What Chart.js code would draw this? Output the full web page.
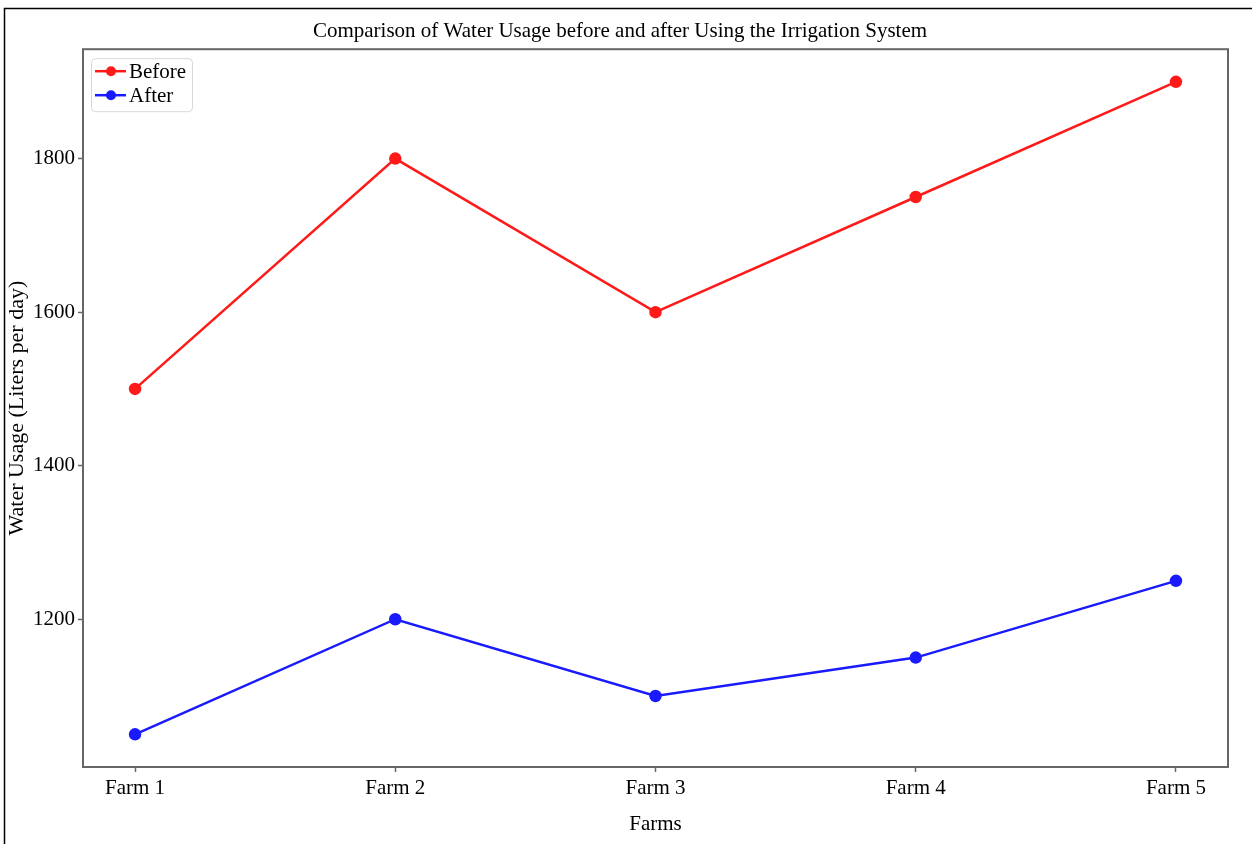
<!DOCTYPE html>
<html>
<head>
<meta charset="utf-8">
<script src="https://cdn.jsdelivr.net/npm/chart.js@4/dist/chart.umd.min.js"></script>
<style>
  html, body { margin: 0; padding: 0; background: #fff; }
  #wrap { width: 1252px; height: 844px; position: relative; }
</style>
</head>
<body>
<div id="wrap"><canvas id="water-chart"></canvas></div>
<script>
// Data
const farms = ["Farm 1", "Farm 2", "Farm 3", "Farm 4", "Farm 5"];
const beforeUsage = [1500, 1800, 1600, 1750, 1900];
const afterUsage = [1050, 1200, 1100, 1150, 1250];
const yTicks = [1200, 1400, 1600, 1800];

const serif = "'Liberation Serif', 'DejaVu Serif', serif";

// outer frame + plot border + legend inside the plot
const framePlugin = {
  id: "frame",
  beforeDraw(chart) {
    const ctx = chart.ctx;
    ctx.save();
    ctx.fillStyle = "#fff";
    ctx.fillRect(0, 0, chart.width, chart.height);
    ctx.strokeStyle = "#000";
    ctx.lineWidth = 1.5;
    ctx.strokeRect(4.5, 8.5, chart.width + 20, chart.height + 20);
    ctx.restore();
  },
  afterDatasetsDraw(chart) {
    const ctx = chart.ctx;
    const a = chart.chartArea;
    ctx.save();
    ctx.strokeStyle = "#666";
    ctx.lineWidth = 2;
    ctx.strokeRect(a.left, a.top, a.right - a.left, a.bottom - a.top);

    // legend
    const bx = a.left + 8, by = a.top + 9, bw = 101, bh = 53;
    ctx.strokeStyle = "#d8d8d8";
    ctx.lineWidth = 1;
    ctx.fillStyle = "rgba(255,255,255,0.9)";
    ctx.beginPath();
    ctx.roundRect(bx + 0.5, by + 0.5, bw, bh, 4);
    ctx.fill();
    ctx.stroke();
    chart.data.datasets.forEach((ds, i) => {
      const y = by + 13 + i * 24;
      ctx.strokeStyle = ds.borderColor;
      ctx.lineWidth = 2.5;
      ctx.beginPath();
      ctx.moveTo(bx + 4, y);
      ctx.lineTo(bx + 35, y);
      ctx.stroke();
      ctx.fillStyle = ds.borderColor;
      ctx.beginPath();
      ctx.arc(bx + 20, y, 5, 0, Math.PI * 2);
      ctx.fill();
      ctx.fillStyle = "#000";
      ctx.font = "21px " + serif;
      ctx.textBaseline = "middle";
      ctx.textAlign = "left";
      ctx.fillText(ds.label, bx + 38, y + 1);
    });
    ctx.restore();
  }
};

const ctx = document.getElementById("water-chart");
new Chart(ctx, {
  type: "line",
  data: {
    datasets: [
      {
        label: "Before",
        data: beforeUsage.map((v, i) => ({ x: i, y: v })),
        borderColor: "#ff1a1a",
        backgroundColor: "#ff1a1a",
        borderWidth: 2.5,
        pointRadius: 5,
        pointHoverRadius: 5,
        tension: 0,
      },
      {
        label: "After",
        data: afterUsage.map((v, i) => ({ x: i, y: v })),
        borderColor: "#1a1aff",
        backgroundColor: "#1a1aff",
        borderWidth: 2.5,
        pointRadius: 5,
        pointHoverRadius: 5,
        tension: 0,
      },
    ],
  },
  options: {
    responsive: true,
    maintainAspectRatio: false,
    animation: false,
    layout: { padding: { left: 12, top: 0, right: 24, bottom: 0 } },
    plugins: {
      legend: { display: false },
      tooltip: { enabled: false },
      title: {
        display: true,
        text: "Comparison of Water Usage before and after Using the Irrigation System",
        color: "#000",
        font: { family: serif, size: 21, weight: "normal" },
        padding: { top: 19, bottom: 5 },
      },
    },
    scales: {
      x: {
        type: "linear",
        min: -0.2,
        max: 4.2,
        afterBuildTicks(scale) {
          scale.ticks = farms.map((f, i) => ({ value: i }));
        },
        afterFit(scale) { scale.height = 77; },
        ticks: {
          color: "#000",
          font: { family: serif, size: 21 },
          padding: 4,
          maxRotation: 0,
          callback: (v) => farms[v],
        },
        grid: { drawOnChartArea: false, color: "#666", tickLength: 5, tickWidth: 1.5 },
        border: { display: false },
        title: {
          display: true,
          text: "Farms",
          color: "#000",
          font: { family: serif, size: 21 },
          padding: { top: 0, bottom: 7 },
        },
      },
      y: {
        min: 1007.5,
        max: 1942.5,
        afterBuildTicks(scale) {
          scale.ticks = yTicks.map((v) => ({ value: v }));
        },
        afterFit(scale) { scale.width = 71; },
        ticks: {
          color: "#000",
          font: { family: serif, size: 21 },
          padding: 3,
          callback: (v) => String(v),
        },
        grid: { drawOnChartArea: false, color: "#666", tickLength: 5, tickWidth: 1.5 },
        border: { display: false },
        title: {
          display: true,
          text: "Water Usage (Liters per day)",
          color: "#000",
          font: { family: serif, size: 22 },
          padding: { top: -8, bottom: 0 },
        },
      },
    },
  },
  plugins: [framePlugin],
});
</script>
</body>
</html>
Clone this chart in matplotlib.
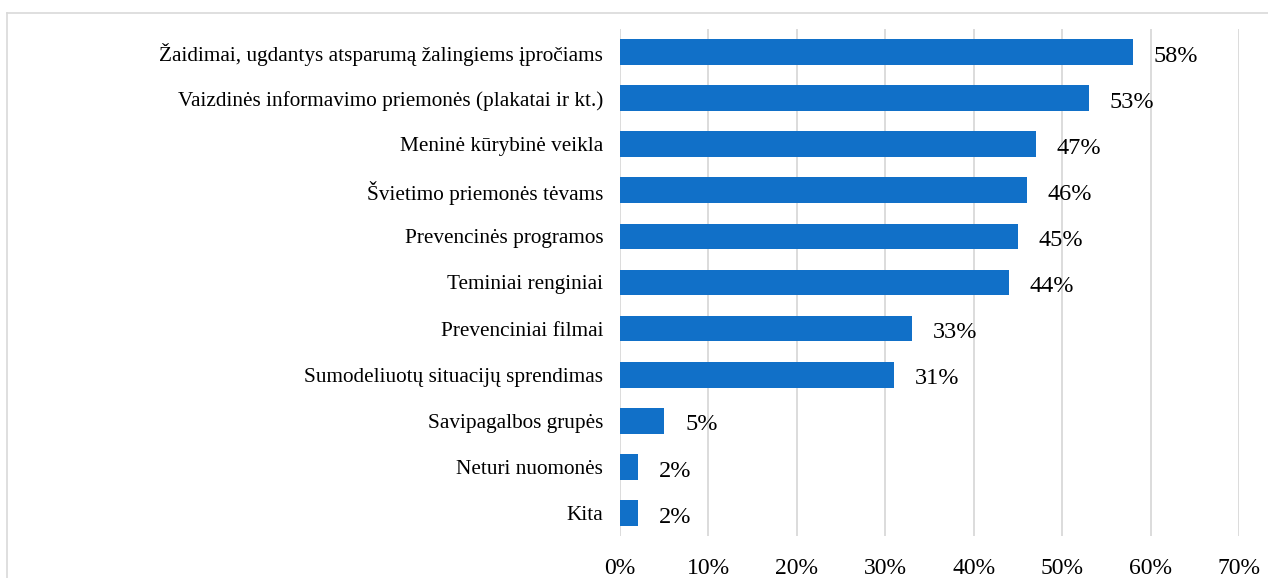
import matplotlib
matplotlib.use("Agg")
import matplotlib.pyplot as plt
from matplotlib.lines import Line2D
from matplotlib.ticker import FuncFormatter, MultipleLocator

categories = [
    "Žaidimai, ugdantys atsparumą žalingiems įpročiams",
    "Vaizdinės informavimo priemonės (plakatai ir kt.)",
    "Meninė kūrybinė veikla",
    "Švietimo priemonės tėvams",
    "Prevencinės programos",
    "Teminiai renginiai",
    "Prevenciniai filmai",
    "Sumodeliuotų situacijų sprendimas",
    "Savipagalbos grupės",
    "Neturi nuomonės",
    "Kita",
]
values = [58, 53, 47, 46, 45, 44, 33, 31, 5, 2, 2]

plt.rcParams['font.family'] = ['Liberation Serif', 'DejaVu Serif']

W, H = 1268, 578
fig = plt.figure(figsize=(W / 100, H / 100), dpi=100)
ax = fig.add_axes([620 / W, 1 - 536 / H, (1239 - 620) / W, (536 - 29) / H])

bar_color = "#1170C8"
ypos = list(range(len(categories)))
ax.barh(ypos, values, height=0.56, color=bar_color, zorder=3)
ax.set_ylim(len(categories) - 0.5, -0.5)
ax.set_xlim(0, 70)
ax.set_yticks(ypos)
ax.set_yticklabels(categories, fontsize=15.3)
ax.xaxis.set_major_locator(MultipleLocator(10))
ax.xaxis.set_major_formatter(FuncFormatter(lambda v, p: f"{int(round(v))}%"))
ax.tick_params(axis='x', labelsize=17, length=0, pad=16)
ax.tick_params(axis='y', length=0, pad=12)
ax.grid(axis='x', color="#D9D9D9", linewidth=1.3, zorder=0)
for s in ax.spines.values():
    s.set_visible(False)

for y, v in zip(ypos, values):
    ax.annotate(f"{v}%", xy=(v, y), xytext=(15, -3), textcoords="offset points",
                ha="left", va="center", fontsize=17.5)

# chart border
fig.add_artist(Line2D([7 / W, 7 / W], [0, 1 - 13 / H], transform=fig.transFigure,
                      color="#D9D9D9", linewidth=1.2))
fig.add_artist(Line2D([7 / W, 1], [1 - 13 / H, 1 - 13 / H], transform=fig.transFigure,
                      color="#D9D9D9", linewidth=1.2))

fig.savefig("out.png", dpi=100)
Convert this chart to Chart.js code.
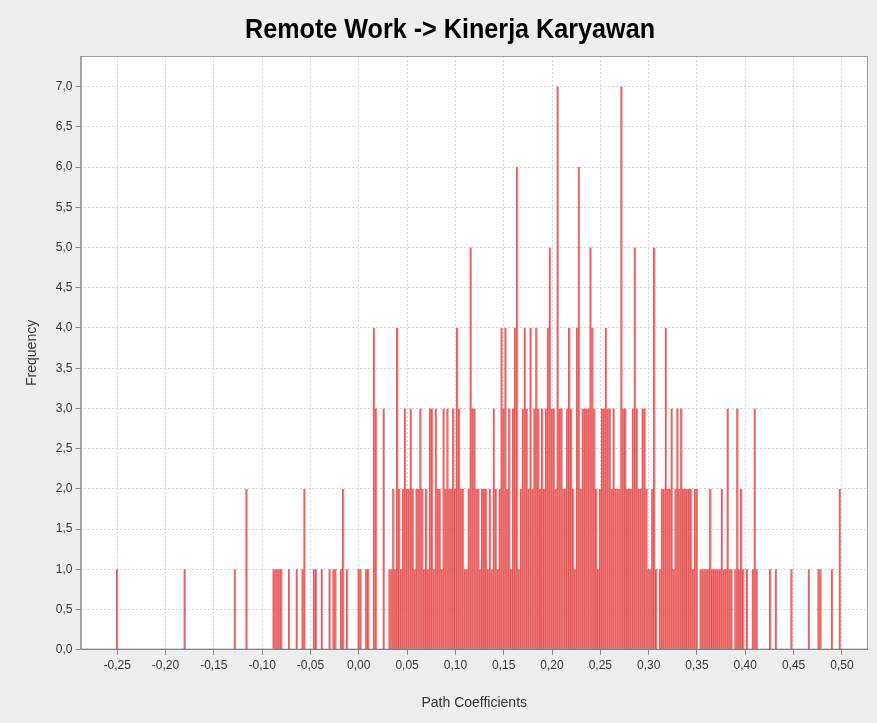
<!DOCTYPE html>
<html>
<head>
    <title>Remote Work -> Kinerja Karyawan</title>
    <script src="https://cdn.jsdelivr.net/npm/chart.js"></script>
    <style>
        html, body { margin: 0; padding: 0; background: #eeeeee; }
        #chart-container { position: relative; width: 877px; height: 723px; }
    </style>
</head>
<body>
    <div id="chart-container">
        <canvas id="myChart"></canvas>
    </div>

    <script>
        const chartTitle = 'Remote Work -> Kinerja Karyawan';
        const pathCoefficients = [
            -0.250, -0.180, -0.128, -0.116, -0.088, -0.086, -0.084, -0.082, -0.080, -0.072,
            -0.064, -0.058, -0.056, -0.046, -0.044, -0.038, -0.030, -0.026, -0.024, -0.018,
            -0.016, -0.012,
            0.000, 0.002, 0.008, 0.010, 0.016, 0.018, 0.026, 0.032, 0.034, 0.036,
            0.038, 0.040, 0.042, 0.044, 0.046, 0.048, 0.050, 0.052, 0.054, 0.056,
            0.058, 0.060, 0.062, 0.064, 0.066, 0.068, 0.070, 0.072, 0.074, 0.076,
            0.078, 0.080, 0.082, 0.084, 0.086, 0.088, 0.090, 0.092, 0.094, 0.096,
            0.098, 0.100, 0.102, 0.104, 0.106, 0.108, 0.110, 0.112, 0.114, 0.116,
            0.118, 0.120, 0.122, 0.124, 0.126, 0.128, 0.130, 0.132, 0.134, 0.136,
            0.138, 0.140, 0.142, 0.144, 0.146, 0.148, 0.150, 0.152, 0.154, 0.156,
            0.158, 0.160, 0.162, 0.164, 0.166, 0.168, 0.170, 0.172, 0.174, 0.176,
            0.178, 0.180, 0.182, 0.184, 0.186, 0.188, 0.190, 0.192, 0.194, 0.196,
            0.198, 0.200, 0.202, 0.204, 0.206, 0.208, 0.210, 0.212, 0.214, 0.216,
            0.218, 0.220, 0.222, 0.224, 0.226, 0.228, 0.230, 0.232, 0.234, 0.236,
            0.238, 0.240, 0.242, 0.244, 0.246, 0.248, 0.250, 0.252, 0.254, 0.256,
            0.258, 0.260, 0.262, 0.264, 0.266, 0.268, 0.270, 0.272, 0.274, 0.276,
            0.278, 0.280, 0.282, 0.284, 0.286, 0.288, 0.290, 0.292, 0.294, 0.296,
            0.298, 0.300, 0.302, 0.304, 0.306, 0.308, 0.312, 0.314, 0.316, 0.318,
            0.320, 0.322, 0.324, 0.326, 0.328, 0.330, 0.332, 0.334, 0.336, 0.338,
            0.340, 0.342, 0.344, 0.346, 0.348, 0.350, 0.354, 0.356, 0.358, 0.360,
            0.362, 0.364, 0.366, 0.368, 0.370, 0.372, 0.374, 0.376, 0.378, 0.380,
            0.382, 0.384, 0.386, 0.390, 0.392, 0.394, 0.396, 0.398, 0.402, 0.408,
            0.410, 0.412, 0.426, 0.432, 0.448, 0.466, 0.476, 0.478, 0.490, 0.498
        ];
        const frequency = [
            1, 1, 1, 2, 1, 1, 1, 1, 1, 1,
            1, 1, 2, 1, 1, 1, 1, 1, 1, 1,
            2, 1,
            1, 1, 1, 1, 4, 3, 3, 1, 1, 2,
            1, 4, 2, 1, 2, 3, 2, 2, 3, 2,
            1, 2, 2, 3, 2, 1, 2, 1, 3, 3,
            1, 3, 2, 2, 1, 3, 2, 3, 2, 2,
            3, 2, 4, 3, 2, 2, 1, 1, 2, 5,
            3, 3, 2, 2, 1, 2, 2, 2, 1, 2,
            1, 3, 2, 1, 2, 4, 3, 4, 2, 3,
            1, 3, 4, 6, 1, 2, 3, 4, 3, 2,
            4, 2, 3, 4, 3, 2, 3, 2, 3, 4,
            5, 3, 3, 2, 7, 3, 3, 2, 2, 3,
            4, 3, 2, 1, 4, 6, 2, 3, 3, 3,
            3, 5, 4, 3, 2, 1, 2, 3, 3, 4,
            3, 3, 2, 3, 2, 2, 2, 7, 3, 3,
            2, 2, 2, 3, 5, 3, 2, 2, 3, 3,
            2, 1, 1, 2, 5, 1, 1, 2, 2, 4,
            2, 2, 3, 1, 2, 3, 2, 3, 2, 2,
            2, 2, 2, 1, 2, 2, 1, 1, 1, 1,
            1, 2, 1, 1, 1, 1, 1, 2, 1, 1,
            3, 1, 1, 1, 3, 1, 2, 1, 1, 1,
            3, 1, 1, 1, 1, 1, 1, 1, 1, 2
        ];
        const xTickValues = [-0.25, -0.20, -0.15, -0.10, -0.05, 0.00, 0.05, 0.10, 0.15, 0.20, 0.25, 0.30, 0.35, 0.40, 0.45, 0.50];
        const yTickValues = [0, 0.5, 1, 1.5, 2, 2.5, 3, 3.5, 4, 4.5, 5, 5.5, 6, 6.5, 7];

        // Fondo gris, área blanca, marco y título estrecho
        const plotFrame = {
            id: 'plotFrame',
            beforeDraw(chart) {
                const { ctx, chartArea: a } = chart;
                ctx.save();
                ctx.fillStyle = '#eeeeee';
                ctx.fillRect(0, 0, chart.width, chart.height);
                ctx.fillStyle = '#ffffff';
                ctx.fillRect(a.left, a.top, a.right - a.left, a.bottom - a.top);
                ctx.restore();
            },
            afterDraw(chart) {
                const { ctx, chartArea: a } = chart;
                ctx.save();
                ctx.strokeStyle = '#a0a0a0';
                ctx.lineWidth = 1;
                ctx.strokeRect(a.left + 0.5, a.top + 0.5, a.right - a.left - 1, a.bottom - a.top - 1);
                ctx.strokeStyle = '#7a7a7a';
                ctx.beginPath();
                ctx.moveTo(a.left + 0.5, a.top);
                ctx.lineTo(a.left + 0.5, a.bottom - 0.5);
                ctx.lineTo(a.right, a.bottom - 0.5);
                ctx.stroke();

                // título en negrita comprimido horizontalmente
                ctx.font = 'bold 28px "Liberation Sans", Arial, sans-serif';
                ctx.fillStyle = '#000000';
                ctx.textAlign = 'center';
                ctx.textBaseline = 'alphabetic';
                const w = ctx.measureText(chartTitle).width;
                const sx = 410 / w;
                ctx.translate(450, 38);
                ctx.scale(sx, 1);
                ctx.fillText(chartTitle, 0, 0);
                ctx.restore();
            }
        };

        const comma = (v, d) => v.toFixed(d).replace('.', ',');

        Chart.defaults.font.family = '"Liberation Sans", Arial, sans-serif';
        Chart.defaults.color = '#333333';

        const ctx = document.getElementById('myChart').getContext('2d');
        new Chart(ctx, {
            type: 'bar',
            data: {
                datasets: [{
                    label: 'Frequency',
                    data: pathCoefficients.map((c, i) => ({ x: c, y: frequency[i] })),
                    backgroundColor: 'rgba(255, 100, 100, 0.75)',
                    borderColor: 'rgba(205, 70, 70, 0.85)',
                    borderWidth: { left: 1, right: 0, top: 0, bottom: 0 },
                    borderSkipped: false,
                    barThickness: 2.2
                }]
            },
            options: {
                responsive: true,
                maintainAspectRatio: false,
                animation: false,
                layout: { padding: { left: 24, right: 9, top: 56, bottom: 8 } },
                plugins: {
                    legend: { display: false },
                    tooltip: { enabled: false },
                    title: { display: false }
                },
                scales: {
                    x: {
                        type: 'linear',
                        offset: false,
                        min: -0.288,
                        max: 0.527,
                        afterBuildTicks: (scale) => { scale.ticks = xTickValues.map(v => ({ value: v })); },
                        ticks: {
                            autoSkip: false,
                            maxRotation: 0,
                            padding: 4,
                            font: { size: 12 },
                            callback: (v) => comma(v, 2)
                        },
                        grid: { color: '#d6d6d6', tickColor: '#888888', tickLength: 5, offset: false },
                        border: { display: false, dash: [2, 2] },
                        title: {
                            display: true,
                            text: 'Path Coefficients',
                            font: { size: 14 },
                            color: '#333333',
                            padding: { top: 18, bottom: 3 }
                        }
                    },
                    y: {
                        min: 0,
                        max: 7.38,
                        afterBuildTicks: (scale) => { scale.ticks = yTickValues.map(v => ({ value: v })); },
                        ticks: {
                            padding: 3,
                            font: { size: 12 },
                            callback: (v) => comma(v, 1)
                        },
                        grid: { color: '#d6d6d6', tickColor: '#888888', tickLength: 5 },
                        border: { display: false, dash: [2, 2] },
                        title: {
                            display: true,
                            text: 'Frequency',
                            font: { size: 14 },
                            color: '#333333',
                            padding: { top: 0, bottom: 12 }
                        }
                    }
                }
            },
            plugins: [plotFrame]
        });
    </script>
</body>
</html>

____

→ OBJECTIVE: Keep the images out of the copy. Repeat word for word only the lines from the one containing "Clone this chart in matplotlib." through the one containing "plt.rcParams['font.family'] = ['Liberation", both ends included.

→ EXERCISE OUTPUT:
Clone this chart in matplotlib.
import matplotlib
matplotlib.use("Agg")
import matplotlib.pyplot as plt
from matplotlib.lines import Line2D
from matplotlib.ticker import FuncFormatter, MultipleLocator

categories = [
    "Žaidimai, ugdantys atsparumą žalingiems įpročiams",
    "Vaizdinės informavimo priemonės (plakatai ir kt.)",
    "Meninė kūrybinė veikla",
    "Švietimo priemonės tėvams",
    "Prevencinės programos",
    "Teminiai renginiai",
    "Prevenciniai filmai",
    "Sumodeliuotų situacijų sprendimas",
    "Savipagalbos grupės",
    "Neturi nuomonės",
    "Kita",
]
values = [58, 53, 47, 46, 45, 44, 33, 31, 5, 2, 2]

plt.rcParams['font.family'] = ['Liberation Serif', 'DejaVu Serif']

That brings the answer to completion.